Hello!
In the previous episode, we talked about how gaming models have evolved and where blockchain rails can help in redirecting ad resources to players. In this episode, we talk about why transparency has always been blockchain’s bug, not its feature, and how Canton Network is building privacy-preserving infrastructure for institutional capital markets.
Eric Saraniecki joined me from Canton Network for our latest podcast. We have been tracking the blurring of lines between TradFi and crypto-native business models over the past few quarters here at DCo. Canton sits at the heart of this transition. It is a network that seeks to build what traditional institutions need to come fully on-chain.
Eric is a cofounder and head of network strategy at Digital Asset and is building Canton Network. They have raised a strategic round of $135 million led by DRW Venture Capital and Tradeweb. DRW is also in talks to raise an additional $500 million for Canton’s token treasury. Eric is also a co-founder of Cumberland, DRW’s trading arm and one of the largest liquid trading desks in crypto. In other words, he has both the experience and the capital needed to bring institutions on-chain.
Four things specifically stood out to me from the conversation.
Privacy is a spectrum, not black or white. Crypto is about more efficient infrastructure rails. However, that does not mean real-world finance should have to trade privacy for quick settlements. One can debate the complex trade-offs of decentralisation, speed, and privacy to no end. Still, the market is telling us that it has started valuing privacy as it remains the only sector with double-digit returns over the past few weeks. Debates aside, it makes sense to pay attention to those signals.

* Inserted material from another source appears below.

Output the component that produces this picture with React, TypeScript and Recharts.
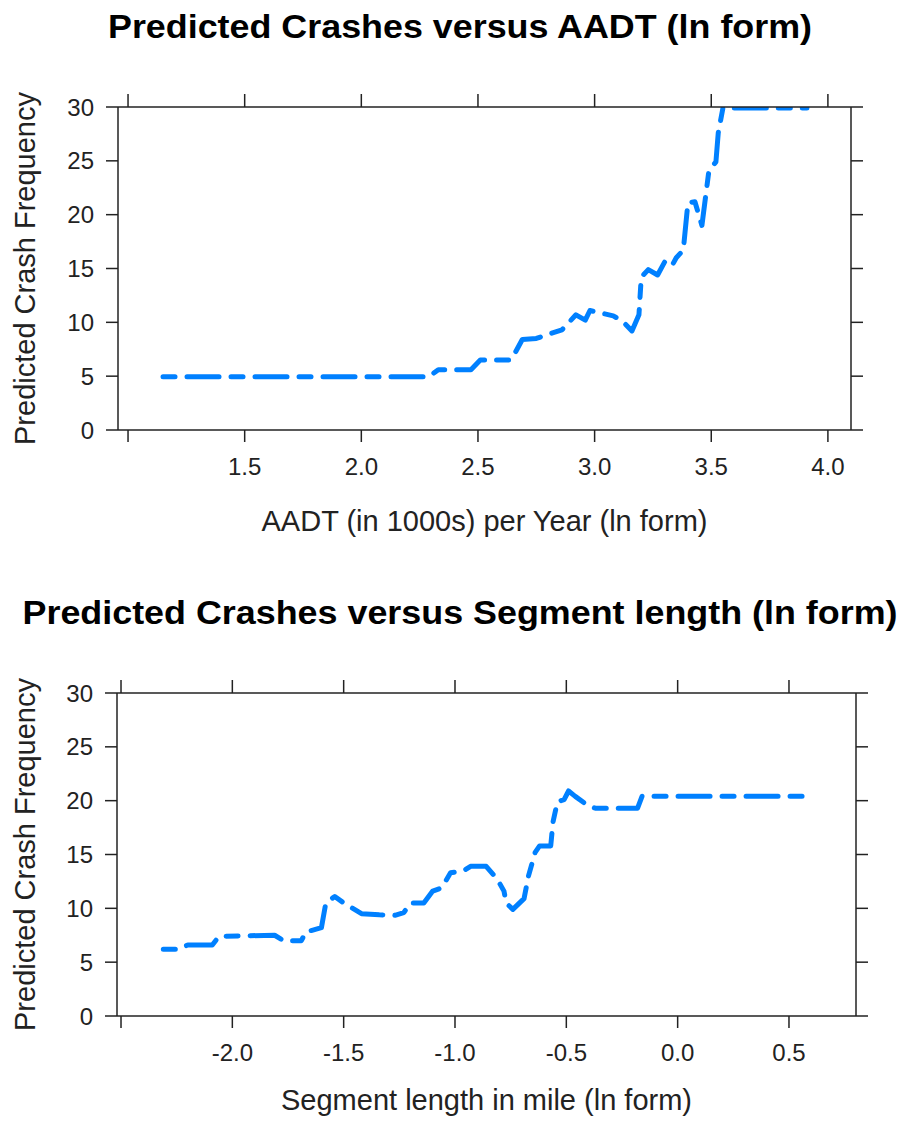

Stablecoins have not really found PMF. BCG reported recently that only 8% of the total stablecoin settlements in 2024 were for real-world use cases like RWAs and payments. However, the integration with the world outside crypto has been underway with the likes of Stripe and Circle tweaking the plumbing to fit those use cases. I think that this number will only increase in the not so distant future.
Ethereum’s incentive model is extractive. Ethereum inherited Bitcoin’s approach of rewarding only infrastructure providers but found product-market fit in the application layer. Aave creates tremendous value but earns no protocol rewards for it. Canton, like Sonic, aims to change that by allocating 50% of rewards to applications, rather than validators.
Darkpools are the next iteration of on-chain DeFi. For power users considering where Canton fits, Eric’s answer is managing inventory, collateral, and risk while preserving privacy. Knowing everyone’s positions in perp DEXs is dangerous. The fix isn’t better transparency, it’s proper opacity.
Canton is an attempt to give large institutions a set of rails that they feel familiar with. Institutions were never keen on using blockchains, as they were apprehensive of the benefits of integrating new infrastructure. Can that change? Sure, but only if the underlying infrastructure has evolved. Large traditional institutions will conduct business on-chain if it makes them more money. In theory, it’s possible, and it will take time before we see this in practice.